Pieter van Oord: ‘Scheepsbouwers moeten zich veel meer specialiseren’

De maritieme maakindustrie in Nederland moet zich specialiseren en zich richten op technologie, om competitief te blijven op de wereldmarkt. Dat is de boodschap van CEO Pieter van Oord van waterbouwconcern Van Oord tijdens het lunchdebat van Maritime Platform, georganiseerd door Schuttevaer en Netherlands Maritime Technology (NMT).

Pieter van Oord en Thecla Bodewes bij het maritieme lunchdebat tijdens Maritime Platform. (Beeld uit video)
Pieter van Oord en Thecla Bodewes bij het maritieme lunchdebat tijdens Maritime Platform. (Beeld uit video)

Volgens Van Oord is het tijd voor herijking van de industrie. ‘Wat gaan we doen in de toekomst als maakindustrie in Nederland? Ik vind: je moet vooral doen waar je competitief in bent. Concurreren in de scheepsbouw met lagelonenlanden is een verloren wedstrijd.’

‘We hebben in Nederland een maritiem cluster, bestaande uit scheepsbouw, innovatieve technologie en opleiding. Een van die pilaren heeft vorig jaar een gigantische dreun gekregen: de grootste scheepsbouwers van ons land, Damen en Royal IHC, hebben miljoenen verlies geleden.’

Volgens de bekende waterbouwer is het in Nederland gewoon niet te doen om casco’s te bouwen, omdat die veel goedkoper uit China komen. ‘Wat willen we wel en niet doen? Het cluster moet het veel meer zoeken in technologie, zoals kranen en automatisering.’

Een vertaalslag van werken met je handen naar werken met je hersenen, aldus Van Oord.

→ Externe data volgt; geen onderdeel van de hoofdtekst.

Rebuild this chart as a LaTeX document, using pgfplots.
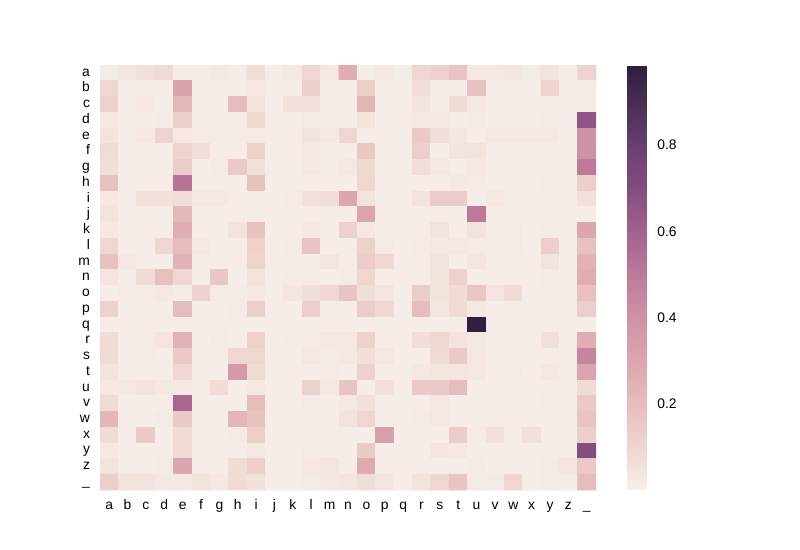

Volgens scheepsbouwer Thecla Bodewes is het echter onmogelijk te innoveren zonder een compleet productieproces in Nederland te hebben. ‘Geen kennis, zonder de kunde en de kassa. Innovaties komen voort uit een productieproces.’

Kwaliteit

Bodewes stelde dat schepen die van stapel lopen bij TB Shipyards, veel efficiënter zijn ontworpen en gebouwd en na de bouw ook minder onderhoud nodig hebben, dan schepen uit lagelonenlanden. Bodewes roept iedereen in de sector op om efficiënter te denken. ‘We zijn afhankelijk van elkaar. We moeten efficiënter werken om de scheepsbouw tot 12.000 ton in Nederland te behouden. Zo kunnen we de innovaties meegeven aan de groten. Als we in Nederland helemaal niet meer produceren, raken we de innovaties kwijt.’

Goede voorbeeld

Van Oord zegt zelf het goede voorbeeld te geven en liet zijn laatste kabellegger bouwen bij Europese werven. Het casco werd gebouwd in Roemenië en afgebouwd bij Vard in Noorwegen. Mét een kraan van Huisman in Schiedam. en de jongste waterinjectie-schepen werden besteld bij de Nederlandse Kooiman Marine Group. Van Oord: ‘We kijken nadrukkelijk waar welke werf sterk in is.’

Van Oord adviseerde Bodewes dan ook zich niet tot ‘jack of all trades’ om te vormen. ‘Dat is namelijk de fout die Damen en IHC maakten. Ze probeerden te vaak projecten te doen waar ze niets van begrepen. Je moet de niches vinden waar je goed in bent.

Industriepolitiek

Bodewes pleitte voor een nieuwe industriepolitiek, waarbij de overheid zich sterk maakt voor het bedrijfsleven. ‘Ga die opdrachten binnenhalen. Neem een voorbeeld aan China en Noorwegen, die hun eigen industrie beschermen. We moeten met de vier ministeries die hiervoor verantwoordelijk zijn aan tafel.’

Verduurzaming ziet zij als een van de zaken waarin Nederland zichzelf sterk kan positioneren. ‘Duurzaamheid speelt natuurlijk al een rol bij veel aanbestedingen. We moeten voorlopen in duurzame productie. Dan hebben we een rol op de wereldmarkt.’